Malaria kills between one and two million people a year. International initiatives such as Roll Back Malaria are committed to halving the burden of malaria through the use of anti-malaria drugs and attacking the mosquitoes that spread the disease. Current efforts against mosquitoes are based largely on the use of insecticide-treated bednets and indoor application of insecticides but there is a pressing need for new strategies which will be applicable in different environments, affordable, and complementary to existing interventions.
One possible strategy is to control mosquito populations is to treat their breeding sites (i.e. all aquatic areas) with a larvicide. However, such a non-selective strategy is not only logistically difficult and expensive but raises environmental concerns.

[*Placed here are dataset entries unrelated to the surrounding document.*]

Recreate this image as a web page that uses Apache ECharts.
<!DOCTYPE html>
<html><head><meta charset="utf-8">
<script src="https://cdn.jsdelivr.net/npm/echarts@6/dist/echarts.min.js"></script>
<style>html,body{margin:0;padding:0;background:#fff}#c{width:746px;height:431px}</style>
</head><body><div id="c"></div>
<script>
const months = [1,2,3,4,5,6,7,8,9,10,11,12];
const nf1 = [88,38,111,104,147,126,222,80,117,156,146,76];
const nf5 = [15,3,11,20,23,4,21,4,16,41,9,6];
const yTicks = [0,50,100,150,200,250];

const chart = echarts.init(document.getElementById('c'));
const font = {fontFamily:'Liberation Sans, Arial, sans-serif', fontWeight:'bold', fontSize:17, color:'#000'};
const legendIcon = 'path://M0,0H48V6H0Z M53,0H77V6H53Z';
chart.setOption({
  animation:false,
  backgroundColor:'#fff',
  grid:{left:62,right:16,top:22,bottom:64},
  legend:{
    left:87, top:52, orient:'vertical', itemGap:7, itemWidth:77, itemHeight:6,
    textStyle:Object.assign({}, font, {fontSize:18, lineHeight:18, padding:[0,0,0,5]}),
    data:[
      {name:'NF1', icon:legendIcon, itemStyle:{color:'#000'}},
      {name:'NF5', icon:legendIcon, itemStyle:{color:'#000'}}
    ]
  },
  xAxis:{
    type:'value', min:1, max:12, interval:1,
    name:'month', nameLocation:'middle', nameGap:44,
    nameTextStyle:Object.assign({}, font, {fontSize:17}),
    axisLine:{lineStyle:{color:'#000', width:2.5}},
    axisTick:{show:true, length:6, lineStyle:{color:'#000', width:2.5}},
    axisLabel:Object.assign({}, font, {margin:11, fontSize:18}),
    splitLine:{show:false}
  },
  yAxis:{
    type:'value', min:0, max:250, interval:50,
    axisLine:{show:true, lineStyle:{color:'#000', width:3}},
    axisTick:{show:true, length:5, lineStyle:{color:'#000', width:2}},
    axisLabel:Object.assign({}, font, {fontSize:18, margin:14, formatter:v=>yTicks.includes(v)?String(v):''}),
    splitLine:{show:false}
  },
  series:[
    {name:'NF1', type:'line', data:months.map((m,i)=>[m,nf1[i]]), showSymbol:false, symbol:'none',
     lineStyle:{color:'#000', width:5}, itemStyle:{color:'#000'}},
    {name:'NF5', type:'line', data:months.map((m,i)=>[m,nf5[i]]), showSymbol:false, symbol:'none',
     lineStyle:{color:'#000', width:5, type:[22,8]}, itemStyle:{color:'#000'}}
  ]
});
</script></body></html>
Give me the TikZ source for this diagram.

NRI is therefore teaming up with scientists from the London School of Hygiene and Tropical Medicine, the Royal Institute of Technology, Sweden and the International Centre for Insect Physiology and Ecology, Kenya to assess whether a more targeted approach can be developed.
Mosquito larvae are not found in all water bodies. Preliminary data suggests that different bodies of water produce different odours, according to the bacteria present, and that pregnant female mosquitoes use these odours to select suitable breeding sites. If we can understand the chemical ecology underlying this process then we will have the basis for identifying key breeding sites and hence a rational basis for selective larviciding.
At NRI, Steve Torr, Gabriella Gibson and David Hall, along with PhD students Frances Hawkes and James Broom, are carrying out laboratory studies to quantify the behavioural responses of mosquitoes to natural odours and identify the particular chemicals which cause these responses.